***** Data lines

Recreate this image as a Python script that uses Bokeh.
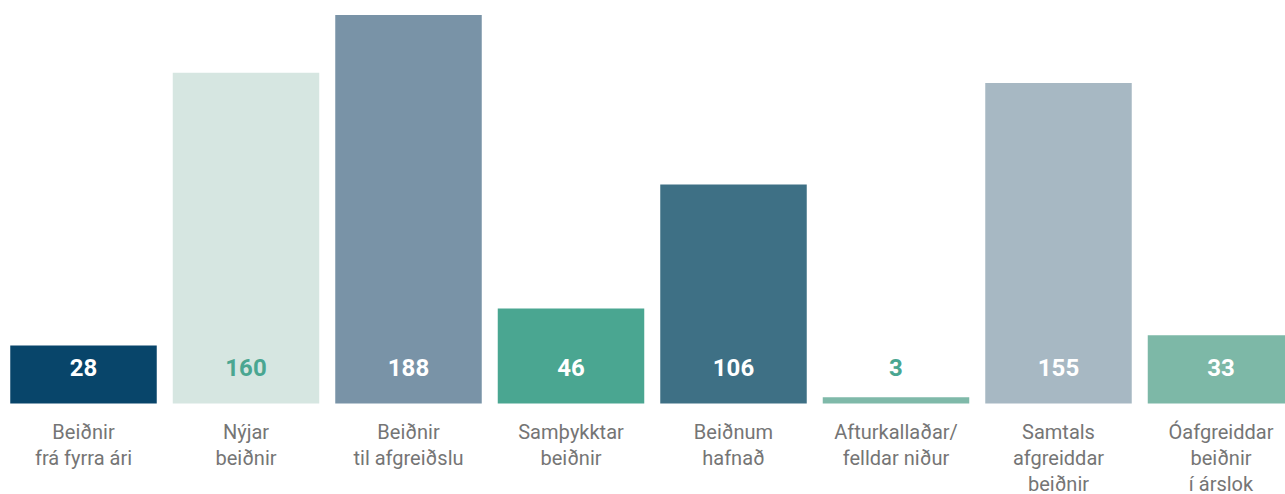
from bokeh.plotting import figure
from bokeh.models import ColumnDataSource, Range1d
from bokeh.core.properties import value
from bokeh.embed import file_html
from bokeh.resources import INLINE

categories = [
    "Beiðnir\nfrá fyrra ári",
    "Nýjar\nbeiðnir",
    "Beiðnir\ntil afgreiðslu",
    "Samþykktar\nbeiðnir",
    "Beiðnum\nhafnað",
    "Afturkallaðar/\nfelldar niður",
    "Samtals\nafgreiddar\nbeiðnir",
    "Óafgreiddar\nbeiðnir\ní árslok",
]
values = [28, 160, 188, 46, 106, 3, 155, 33]
bar_colors = ["#08456a", "#d6e6e1", "#7993a7", "#4aa691", "#3e7085", "#7fb9a9", "#a7b8c3", "#7db8a7"]
label_colors = ["#ffffff", "#4aa691", "#ffffff", "#ffffff", "#ffffff", "#4aa691", "#ffffff", "#ffffff"]

xs = list(range(len(values)))
src = ColumnDataSource(dict(
    x=xs, top=values, color=bar_colors, lcolor=label_colors,
    vtext=[str(v) for v in values], cat=categories, zero=[0] * len(values),
))

px_per_cat = 162.5
W, H = 1285, 494
x_start = -83 / px_per_cat
x_end = x_start + W / px_per_cat
px_per_unit = 2.067
base_px = 403
y_end = base_px / px_per_unit
y_start = -(H - base_px) / px_per_unit

p = figure(width=W, height=H, output_backend="svg", toolbar_location=None,
           x_range=Range1d(x_start, x_end), y_range=Range1d(y_start, y_end),
           min_border=0, outline_line_color=None, background_fill_color="white",
           border_fill_color="white")
p.axis.visible = False
p.grid.visible = False

p.vbar(x="x", top="top", bottom=0, width=146.5 / px_per_cat, color="color",
       line_color=None, source=src)

p.text(x="x", y="zero", text="vtext", source=src, text_color="lcolor",
       text_font=value("Roboto"), text_font_style="bold", text_font_size="24px",
       text_align="center", text_baseline="middle", y_offset=-36)

p.text(x="x", y="zero", text="cat", source=src, text_color="#757575",
       text_font=value("Roboto"), text_font_size="20px", text_align="center",
       text_baseline="top", y_offset=16, text_line_height=1.1)

open("out.html", "w").write(file_html(p, INLINE))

**********

- Task statement: Your task is to reproduce all of the material exactly. The pictures stay out.

- Solution for this exercise:
Recreate this image as a Python script that uses Bokeh.
from bokeh.plotting import figure
from bokeh.models import ColumnDataSource, Range1d
from bokeh.core.properties import value
from bokeh.embed import file_html
from bokeh.resources import INLINE

categories = [
    "Beiðnir\nfrá fyrra ári",
    "Nýjar\nbeiðnir",
    "Beiðnir\ntil afgreiðslu",
    "Samþykktar\nbeiðnir",
    "Beiðnum\nhafnað",
    "Afturkallaðar/\nfelldar niður",
    "Samtals\nafgreiddar\nbeiðnir",
    "Óafgreiddar\nbeiðnir\ní árslok",
]
values = [28, 160, 188, 46, 106, 3, 155, 33]
bar_colors = ["#08456a", "#d6e6e1", "#7993a7", "#4aa691", "#3e7085", "#7fb9a9", "#a7b8c3", "#7db8a7"]
label_colors = ["#ffffff", "#4aa691", "#ffffff", "#ffffff", "#ffffff", "#4aa691", "#ffffff", "#ffffff"]

xs = list(range(len(values)))
src = ColumnDataSource(dict(
    x=xs, top=values, color=bar_colors, lcolor=label_colors,
    vtext=[str(v) for v in values], cat=categories, zero=[0] * len(values),
))

px_per_cat = 162.5
W, H = 1285, 494
x_start = -83 / px_per_cat
x_end = x_start + W / px_per_cat
px_per_unit = 2.067
base_px = 403
y_end = base_px / px_per_unit
y_start = -(H - base_px) / px_per_unit

p = figure(width=W, height=H, output_backend="svg", toolbar_location=None,
           x_range=Range1d(x_start, x_end), y_range=Range1d(y_start, y_end),
           min_border=0, outline_line_color=None, background_fill_color="white",
           border_fill_color="white")
p.axis.visible = False
p.grid.visible = False

p.vbar(x="x", top="top", bottom=0, width=146.5 / px_per_cat, color="color",
       line_color=None, source=src)

p.text(x="x", y="zero", text="vtext", source=src, text_color="lcolor",
       text_font=value("Roboto"), text_font_style="bold", text_font_size="24px",
       text_align="center", text_baseline="middle", y_offset=-36)

p.text(x="x", y="zero", text="cat", source=src, text_color="#757575",
       text_font=value("Roboto"), text_font_size="20px", text_align="center",
       text_baseline="top", y_offset=16, text_line_height=1.1)

open("out.html", "w").write(file_html(p, INLINE))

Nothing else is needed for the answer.